* BEGIN DATASET SECTION *

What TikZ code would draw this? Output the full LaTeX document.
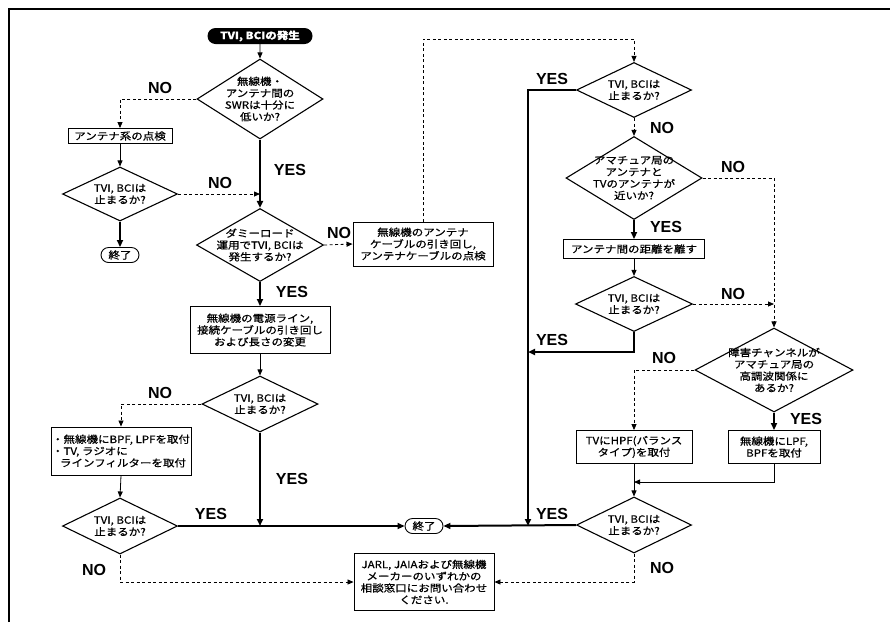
\documentclass[tikz,border=0pt]{standalone}
\usepackage{fontspec}
\setmainfont{Noto Sans CJK JP}[FakeStretch=1.15, FakeBold=0.8]
\newfontfamily\labfont{Liberation Sans}
\usetikzlibrary{shapes.geometric,shapes.misc,arrows.meta}
\begin{document}
\begin{tikzpicture}[x=1pt,y=-1pt,
 every node/.style={font=\fontsize{10}{11.8}\selectfont, align=center, inner sep=1pt},
 dia/.style={draw, diamond, line width=1.1pt, inner sep=0pt},
 box/.style={draw, rectangle, line width=0.9pt, inner sep=0pt},
 term/.style={draw, rounded rectangle, line width=0.9pt, inner sep=0pt, minimum width=38, minimum height=15},
 dtxt/.style={font=\fontsize{10}{11.8}\selectfont, align=center, inner sep=0pt},
 thinar/.style={line width=0.8pt, -{Triangle[length=6pt,width=5pt]}},
 thickar/.style={line width=2pt, -{Triangle[length=7pt,width=6pt]}},
 dsh/.style={line width=0.8pt, dash pattern=on 3pt off 2.5pt, -{Triangle[length=6pt,width=5pt]}},
 yn/.style={font=\labfont\bfseries\fontsize{16}{16}\selectfont, inner sep=0pt}
]
\useasboundingbox (0,0) rectangle (890,622);
\draw[line width=2pt] (9,622) -- (9,9) -- (890,9);

% left column
\node[fill=black, rounded rectangle, text=white, minimum width=105, minimum height=16, inner sep=0pt, font=\bfseries\fontsize{10}{11.8}\selectfont] (start) at (260,36) {TVI, BCIの発生};
\node[dia, minimum width=126, minimum height=80] (d1) at (260,99) {};
\node[dtxt] (d1t) at (d1) {無線機・\\アンテナ間の\\SWRは十分に\\低いか?};
\node[box, minimum width=104, minimum height=15] (b1) at (120,136) {アンテナ系の点検};
\node[dia, minimum width=115, minimum height=54] (d2) at (120,194) {};
\node[dtxt] (d2t) at (d2) {TVI, BCIは\\止まるか?};
\node[term] (e1) at (120,255) {終了};
\node[dia, minimum width=127, minimum height=73] (d3) at (260,245) {};
\node[dtxt] (d3t) at (d3) {ダミーロード\\運用でTVI, BCIは\\発生するか?};
\node[box, minimum width=140, minimum height=44] (b2) at (423,244) {無線機のアンテナ\\ケーブルの引き回し,\\アンテナケーブルの点検};
\node[box, minimum width=140, minimum height=47] (b6) at (260,330) {無線機の電源ライン,\\接続ケーブルの引き回し\\および長さの変更};
\node[dia, minimum width=116, minimum height=56] (d9) at (260,404) {};
\node[dtxt] (d9t) at (d9) {TVI, BCIは\\止まるか?};
\node[box, minimum width=140, minimum height=48, align=left] (b8) at (121,451) {・無線機にBPF, LPFを取付\\・TV, ラジオに\\\hspace*{0.8em}ラインフィルターを取付};
\node[dia, minimum width=115, minimum height=56] (d10) at (120,526) {};
\node[dtxt] (d10t) at (d10) {TVI, BCIは\\止まるか?};
\node[term] (e2) at (424,526) {終了};
\node[box, minimum width=140, minimum height=57] (b7) at (424,582) {JARL, JAIAおよび無線機\\メーカーのいずれかの\\相談窓口にお問い合わせ\\ください.};

% right column
\node[dia, minimum width=115, minimum height=55] (d4) at (634,90) {};
\node[dtxt] (d4t) at (d4) {TVI, BCIは\\止まるか?};
\node[dia, minimum width=136, minimum height=83] (d5) at (634,178) {};
\node[dtxt] (d5t) at (d5) {アマチュア局の\\アンテナと\\TVのアンテナが\\近いか?};
\node[box, minimum width=141, minimum height=19] (b3) at (634,249) {アンテナ間の距離を離す};
\node[dia, minimum width=117, minimum height=55] (d6) at (634,304) {};
\node[dtxt] (d6t) at (d6) {TVI, BCIは\\止まるか?};
\node[dia, minimum width=158, minimum height=84] (d7) at (774,370) {};
\node[dtxt] (d7t) at (d7) {障害チャンネルが\\アマチュア局の\\高調波関係に\\あるか?};
\node[box, minimum width=116, minimum height=33] (b4) at (634,447) {TVにHPF(バランス\\タイプ)を取付};
\node[box, minimum width=92, minimum height=33] (b5) at (774,447) {無線機にLPF,\\BPFを取付};
\node[dia, minimum width=115, minimum height=56] (d8) at (634,525) {};
\node[dtxt] (d8t) at (d8) {TVI, BCIは\\止まるか?};

\coordinate (ctop) at (423,39);
\coordinate (jv) at (528,526);
\coordinate (j6) at (528,352);
\coordinate (j5) at (634,482);

% connectors left
\draw[thinar] (start) -- (d1);
\draw[dsh] (d1.west) -| (b1.north);
\draw[thickar] (d1.south) -- (d3.north);
\draw[thinar] (b1.south) -- (d2.north);
\draw[dsh] (d2.east) -- (d2.east -| d1.south);
\draw[thickar] (d2.south) -- (e1.north);
\draw[dsh] (d3.east) -- (b2.west);
\draw[dsh] (b2.north) -- (ctop) -| (d4.north);
\draw[thickar] (d3.south) -- (b6.north);
\draw[thinar] (b6.south) -- (d9.north);
\draw[dsh] (d9.west) -| (b8.north);
\draw[thickar] (d9.south) -- (d9.south |- e2.west);
\draw[thinar] (b8.south) -- (d10.north);
\draw[thickar] (d10.east) -- (e2.west);
\draw[dsh] (d10.south) |- (b7.west);

% connectors right
\draw[thickar] (d4.west) -| (jv);
\draw[dsh] (d4.south) -- (d5.north);
\draw[dsh] (d5.east) -| (d7.north);
\draw[thickar] (d5.south) -- (b3.north);
\draw[thinar] (b3.south) -- (d6.north);
\draw[dsh] (d6.east) -- (d6.east -| d7.north);
\draw[thickar] (d6.south) |- (j6);
\draw[dsh] (d7.west) -| (b4.north);
\draw[thickar] (d7.south) -- (b5.north);
\draw[thinar] (b5.south) |- (j5);
\draw[thinar] (b4.south) -- (d8.north);
\draw[thickar] (d8.west) -- (e2.east);
\draw[dsh] (d8.south) |- (b7.east);

% labels
\node[yn] (l1) at (160,88) {NO};
\node[yn] (l2) at (290,170) {YES};
\node[yn] (l3) at (220,183) {NO};
\node[yn] (l4) at (339,233) {NO};
\node[yn] (l5) at (292,292) {YES};
\node[yn] (l6) at (160,393) {NO};
\node[yn] (l7) at (292,479) {YES};
\node[yn] (l8) at (211,514) {YES};
\node[yn] (l9) at (94,570) {NO};
\node[yn] (l10) at (552,79) {YES};
\node[yn] (l11) at (662,128) {NO};
\node[yn] (l12) at (733,167) {NO};
\node[yn] (l13) at (666,227) {YES};
\node[yn] (l14) at (733,294) {NO};
\node[yn] (l15) at (552,340) {YES};
\node[yn] (l16) at (664,358) {NO};
\node[yn] (l17) at (806,419) {YES};
\node[yn] (l18) at (552,514) {YES};
\node[yn] (l19) at (662,568) {NO};
\end{tikzpicture}
\end{document}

* END DATASET SECTION *

SHORT TASK
Do not copy the pictures, but repeat every line exactly.

SOLUTION TO THIS TASK
What TikZ code would draw this? Output the full LaTeX document.
\documentclass[tikz,border=0pt]{standalone}
\usepackage{fontspec}
\setmainfont{Noto Sans CJK JP}[FakeStretch=1.15, FakeBold=0.8]
\newfontfamily\labfont{Liberation Sans}
\usetikzlibrary{shapes.geometric,shapes.misc,arrows.meta}
\begin{document}
\begin{tikzpicture}[x=1pt,y=-1pt,
 every node/.style={font=\fontsize{10}{11.8}\selectfont, align=center, inner sep=1pt},
 dia/.style={draw, diamond, line width=1.1pt, inner sep=0pt},
 box/.style={draw, rectangle, line width=0.9pt, inner sep=0pt},
 term/.style={draw, rounded rectangle, line width=0.9pt, inner sep=0pt, minimum width=38, minimum height=15},
 dtxt/.style={font=\fontsize{10}{11.8}\selectfont, align=center, inner sep=0pt},
 thinar/.style={line width=0.8pt, -{Triangle[length=6pt,width=5pt]}},
 thickar/.style={line width=2pt, -{Triangle[length=7pt,width=6pt]}},
 dsh/.style={line width=0.8pt, dash pattern=on 3pt off 2.5pt, -{Triangle[length=6pt,width=5pt]}},
 yn/.style={font=\labfont\bfseries\fontsize{16}{16}\selectfont, inner sep=0pt}
]
\useasboundingbox (0,0) rectangle (890,622);
\draw[line width=2pt] (9,622) -- (9,9) -- (890,9);

% left column
\node[fill=black, rounded rectangle, text=white, minimum width=105, minimum height=16, inner sep=0pt, font=\bfseries\fontsize{10}{11.8}\selectfont] (start) at (260,36) {TVI, BCIの発生};
\node[dia, minimum width=126, minimum height=80] (d1) at (260,99) {};
\node[dtxt] (d1t) at (d1) {無線機・\\アンテナ間の\\SWRは十分に\\低いか?};
\node[box, minimum width=104, minimum height=15] (b1) at (120,136) {アンテナ系の点検};
\node[dia, minimum width=115, minimum height=54] (d2) at (120,194) {};
\node[dtxt] (d2t) at (d2) {TVI, BCIは\\止まるか?};
\node[term] (e1) at (120,255) {終了};
\node[dia, minimum width=127, minimum height=73] (d3) at (260,245) {};
\node[dtxt] (d3t) at (d3) {ダミーロード\\運用でTVI, BCIは\\発生するか?};
\node[box, minimum width=140, minimum height=44] (b2) at (423,244) {無線機のアンテナ\\ケーブルの引き回し,\\アンテナケーブルの点検};
\node[box, minimum width=140, minimum height=47] (b6) at (260,330) {無線機の電源ライン,\\接続ケーブルの引き回し\\および長さの変更};
\node[dia, minimum width=116, minimum height=56] (d9) at (260,404) {};
\node[dtxt] (d9t) at (d9) {TVI, BCIは\\止まるか?};
\node[box, minimum width=140, minimum height=48, align=left] (b8) at (121,451) {・無線機にBPF, LPFを取付\\・TV, ラジオに\\\hspace*{0.8em}ラインフィルターを取付};
\node[dia, minimum width=115, minimum height=56] (d10) at (120,526) {};
\node[dtxt] (d10t) at (d10) {TVI, BCIは\\止まるか?};
\node[term] (e2) at (424,526) {終了};
\node[box, minimum width=140, minimum height=57] (b7) at (424,582) {JARL, JAIAおよび無線機\\メーカーのいずれかの\\相談窓口にお問い合わせ\\ください.};

% right column
\node[dia, minimum width=115, minimum height=55] (d4) at (634,90) {};
\node[dtxt] (d4t) at (d4) {TVI, BCIは\\止まるか?};
\node[dia, minimum width=136, minimum height=83] (d5) at (634,178) {};
\node[dtxt] (d5t) at (d5) {アマチュア局の\\アンテナと\\TVのアンテナが\\近いか?};
\node[box, minimum width=141, minimum height=19] (b3) at (634,249) {アンテナ間の距離を離す};
\node[dia, minimum width=117, minimum height=55] (d6) at (634,304) {};
\node[dtxt] (d6t) at (d6) {TVI, BCIは\\止まるか?};
\node[dia, minimum width=158, minimum height=84] (d7) at (774,370) {};
\node[dtxt] (d7t) at (d7) {障害チャンネルが\\アマチュア局の\\高調波関係に\\あるか?};
\node[box, minimum width=116, minimum height=33] (b4) at (634,447) {TVにHPF(バランス\\タイプ)を取付};
\node[box, minimum width=92, minimum height=33] (b5) at (774,447) {無線機にLPF,\\BPFを取付};
\node[dia, minimum width=115, minimum height=56] (d8) at (634,525) {};
\node[dtxt] (d8t) at (d8) {TVI, BCIは\\止まるか?};

\coordinate (ctop) at (423,39);
\coordinate (jv) at (528,526);
\coordinate (j6) at (528,352);
\coordinate (j5) at (634,482);

% connectors left
\draw[thinar] (start) -- (d1);
\draw[dsh] (d1.west) -| (b1.north);
\draw[thickar] (d1.south) -- (d3.north);
\draw[thinar] (b1.south) -- (d2.north);
\draw[dsh] (d2.east) -- (d2.east -| d1.south);
\draw[thickar] (d2.south) -- (e1.north);
\draw[dsh] (d3.east) -- (b2.west);
\draw[dsh] (b2.north) -- (ctop) -| (d4.north);
\draw[thickar] (d3.south) -- (b6.north);
\draw[thinar] (b6.south) -- (d9.north);
\draw[dsh] (d9.west) -| (b8.north);
\draw[thickar] (d9.south) -- (d9.south |- e2.west);
\draw[thinar] (b8.south) -- (d10.north);
\draw[thickar] (d10.east) -- (e2.west);
\draw[dsh] (d10.south) |- (b7.west);

% connectors right
\draw[thickar] (d4.west) -| (jv);
\draw[dsh] (d4.south) -- (d5.north);
\draw[dsh] (d5.east) -| (d7.north);
\draw[thickar] (d5.south) -- (b3.north);
\draw[thinar] (b3.south) -- (d6.north);
\draw[dsh] (d6.east) -- (d6.east -| d7.north);
\draw[thickar] (d6.south) |- (j6);
\draw[dsh] (d7.west) -| (b4.north);
\draw[thickar] (d7.south) -- (b5.north);
\draw[thinar] (b5.south) |- (j5);
\draw[thinar] (b4.south) -- (d8.north);
\draw[thickar] (d8.west) -- (e2.east);
\draw[dsh] (d8.south) |- (b7.east);

% labels
\node[yn] (l1) at (160,88) {NO};
\node[yn] (l2) at (290,170) {YES};
\node[yn] (l3) at (220,183) {NO};
\node[yn] (l4) at (339,233) {NO};
\node[yn] (l5) at (292,292) {YES};
\node[yn] (l6) at (160,393) {NO};
\node[yn] (l7) at (292,479) {YES};
\node[yn] (l8) at (211,514) {YES};
\node[yn] (l9) at (94,570) {NO};
\node[yn] (l10) at (552,79) {YES};
\node[yn] (l11) at (662,128) {NO};
\node[yn] (l12) at (733,167) {NO};
\node[yn] (l13) at (666,227) {YES};
\node[yn] (l14) at (733,294) {NO};
\node[yn] (l15) at (552,340) {YES};
\node[yn] (l16) at (664,358) {NO};
\node[yn] (l17) at (806,419) {YES};
\node[yn] (l18) at (552,514) {YES};
\node[yn] (l19) at (662,568) {NO};
\end{tikzpicture}
\end{document}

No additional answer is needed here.